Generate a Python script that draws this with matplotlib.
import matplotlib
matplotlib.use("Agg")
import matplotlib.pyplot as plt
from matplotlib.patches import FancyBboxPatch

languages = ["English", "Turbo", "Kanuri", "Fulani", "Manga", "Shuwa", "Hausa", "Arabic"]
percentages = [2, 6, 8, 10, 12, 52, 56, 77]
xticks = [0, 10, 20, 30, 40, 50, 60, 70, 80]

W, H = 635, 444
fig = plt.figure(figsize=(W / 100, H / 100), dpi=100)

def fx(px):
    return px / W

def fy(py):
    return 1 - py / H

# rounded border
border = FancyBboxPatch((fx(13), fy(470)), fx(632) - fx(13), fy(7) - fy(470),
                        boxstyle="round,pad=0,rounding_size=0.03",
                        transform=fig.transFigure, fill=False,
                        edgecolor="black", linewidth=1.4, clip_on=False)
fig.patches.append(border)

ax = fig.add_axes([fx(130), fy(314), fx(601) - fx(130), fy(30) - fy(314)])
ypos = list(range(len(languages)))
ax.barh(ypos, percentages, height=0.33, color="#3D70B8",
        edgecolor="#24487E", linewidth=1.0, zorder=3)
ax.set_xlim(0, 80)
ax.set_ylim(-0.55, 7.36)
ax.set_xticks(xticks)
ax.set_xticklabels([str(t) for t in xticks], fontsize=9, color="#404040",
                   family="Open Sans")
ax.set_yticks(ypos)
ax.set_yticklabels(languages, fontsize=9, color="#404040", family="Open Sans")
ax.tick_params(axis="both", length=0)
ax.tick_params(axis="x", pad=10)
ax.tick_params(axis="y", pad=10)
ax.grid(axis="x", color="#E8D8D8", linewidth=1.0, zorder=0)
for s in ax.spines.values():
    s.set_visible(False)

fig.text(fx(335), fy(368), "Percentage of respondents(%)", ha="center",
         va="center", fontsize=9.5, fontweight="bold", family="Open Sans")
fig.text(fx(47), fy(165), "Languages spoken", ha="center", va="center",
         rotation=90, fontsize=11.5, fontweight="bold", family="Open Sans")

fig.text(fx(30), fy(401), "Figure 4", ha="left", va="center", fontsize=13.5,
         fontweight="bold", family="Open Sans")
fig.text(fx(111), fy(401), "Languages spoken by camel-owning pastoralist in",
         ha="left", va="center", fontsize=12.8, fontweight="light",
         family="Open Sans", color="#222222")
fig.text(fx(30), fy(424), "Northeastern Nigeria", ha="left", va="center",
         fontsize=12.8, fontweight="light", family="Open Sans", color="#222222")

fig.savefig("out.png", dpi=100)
# # # # #
=== GIVEN INSTRUCTION ===
Lines from the start of the material above through the line containing "from matplotlib.patches import FancyBboxPatch" are to be duplicated exactly, and only those.

=== OUTPUT FOR THIS TASK ===
Generate a Python script that draws this with matplotlib.
import matplotlib
matplotlib.use("Agg")
import matplotlib.pyplot as plt
from matplotlib.patches import FancyBboxPatch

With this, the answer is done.